Helsinki Shipyard has built specialist ice breaking tonnage, but it is now focusing on two ice strengthened expedition cruise ships on order from Russian principals. These will be the first ships of this type to be built in Finland since 1992.

 

Following several years of high level of activity, ordering of cruise ships is likely to slow down, according to a report by Maritime Strategies International (MSI).

 

“MSI assumes that newbuilding contracting drops off further over the next four years before picking up again in 2024. This assumption stems partly from the fact that the sector is already heavily committed on the newbuilding front, and it will take some time for the industry to adjust and absorb the many ships scheduled to hit the water over the next four years,” the report said.

 

Newbuilding prices bottomed out in 2017 but have been on an upward trend since then.
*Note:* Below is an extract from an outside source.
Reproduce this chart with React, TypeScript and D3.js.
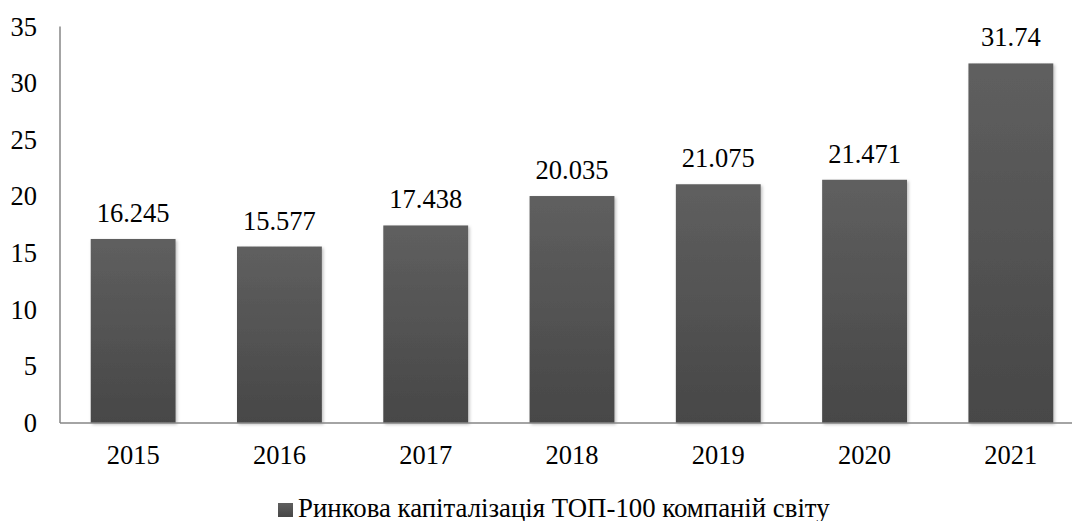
import React from "react";
import * as d3 from "d3";

const categories = ["2015", "2016", "2017", "2018", "2019", "2020", "2021"];
const values = [16.245, 15.577, 17.438, 20.035, 21.075, 21.471, 31.74];
const valueLabels = ["16.245", "15.577", "17.438", "20.035", "21.075", "21.471", "31.74"];
const yTicks = [0, 5, 10, 15, 20, 25, 30, 35];
const seriesName = "Ринкова капіталізація ТОП-100 компаній світу";

const W = 1072;
const H = 521;
const FONT = '"Liberation Serif", "Times New Roman", Times, serif';

export default function App() {
  const x = d3.scaleBand<string>().domain(categories).range([60, 1084]).paddingInner(0.42).paddingOuter(0.21);
  const y = d3.scaleLinear().domain([0, 35]).range([423, 26.5]);
  const bw = x.bandwidth();
  const txt = { fontFamily: FONT, fontSize: "26.5px", fill: "#000" } as React.CSSProperties;
  return (
    <svg width={W} height={H} style={{ position: "absolute", left: 0, top: 0, background: "#fff", fontFamily: FONT }}>
      <defs>
        <linearGradient id="barGrad" x1="0" y1="0" x2="0" y2="1">
          <stop offset="0" stopColor="#5f5f5f" />
          <stop offset="1" stopColor="#474747" />
        </linearGradient>
        <filter id="shadow" x="-10%" y="-10%" width="130%" height="130%">
          <feDropShadow dx="1.5" dy="1.5" stdDeviation="1.5" floodColor="#000" floodOpacity="0.25" />
        </filter>
      </defs>
      {categories.map((c, i) => (
        <rect key={c} x={x(c)} y={y(values[i])} width={bw} height={y(0) - y(values[i])} fill="url(#barGrad)" filter="url(#shadow)" />
      ))}
      <line x1={60} x2={60} y1={y(35)} y2={y(0)} stroke="#868686" strokeWidth={1.5} />
      <line x1={60} x2={W} y1={y(0)} y2={y(0)} stroke="#868686" strokeWidth={1.5} />
      {yTicks.map((t) => (
        <text key={t} x={37} y={y(t) + 9} textAnchor="end" style={txt}>
          {t}
        </text>
      ))}
      {categories.map((c) => (
        <text key={c} x={(x(c) as number) + bw / 2} y={464} textAnchor="middle" style={txt}>
          {c}
        </text>
      ))}
      {categories.map((c, i) => (
        <text key={c} x={(x(c) as number) + bw / 2} y={y(values[i]) - 17} textAnchor="middle" style={txt}>
          {valueLabels[i]}
        </text>
      ))}
      <rect x={278} y={503} width={15} height={14} fill="url(#barGrad)" />
      <text x={298} y={517} style={{ ...txt, fontSize: "26.8px" }}>
        {seriesName}
      </text>
    </svg>
  );
}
Based on MSI’s latest shipbuilding forecast, prices will be 4% to 5% higher on average this year compared to 2017, building towards a peak in 2023.

 

The cluster has specialised in passenger ship building and, to some degree, on ice strengthened tonnage, which is a necessity as building low value-added vessels is not possible in Europe anymore, said Elina Andersson, secretary general of Finnish Marine Industries, ceiling organisation of the maritime industry.

 

While Andersson acknowledged that this includes a risk, she pointed out that the situation is not black and white. At the moment, both the cruise ship and ferry sectors are investing heavily in newbuildings. This has provided the Finnish shipbuilding sector with good visibility regarding the future workload for years ahead.

 

Should the pace of ordering slowdown in the future, there would be time to adjust. “Refits and upgrades of cruise ships are a growing business, which is already providing a platform for growth for companies in the Finnish shipbuilding cluster,” Andersson pointed out. The world’s icebreaker fleets are ageing and Finnish yards are well positioned to capitalise on a potential upturn in the demand in this sector.

 

Many shipbuilding companies also sell their products to foreign yards, so they are not reliant on the domestic yards and their orders. “The sector has several legs to stand on, not just one. Quite often, the cyclical peaks and troughs do not occur at the same time in all sectors of shipbuilding. In addition, many companies also have customers in land-based industries,” Andersson stated.

 

If the present boom in passenger ship building comes to an end, Andersson noted that this would be felt in the Finnish shipbuilding cluster. In order to adjust in changing circumstances, it is vital that the cluster retains its skills and competences and focuses on R&D, she concluded.

 

While the effects of a downturn in the ordering of passenger tonnage might not affect the sector immediately as existing orderbooks are at a healthy level – Meyer Turku has work until 2025 – the economic impact of the business is felt widely outside the gates of the yards.

 

Shipbuilding is essentially an assembly industry and extensive supply chains are typical for these: Meyer Turku itself only employs about 20% of the people involved in the shipbuilding process, its deputy managing director, Tapani Pulli, said in the report compiled by the University of Turku and Meyer Turku.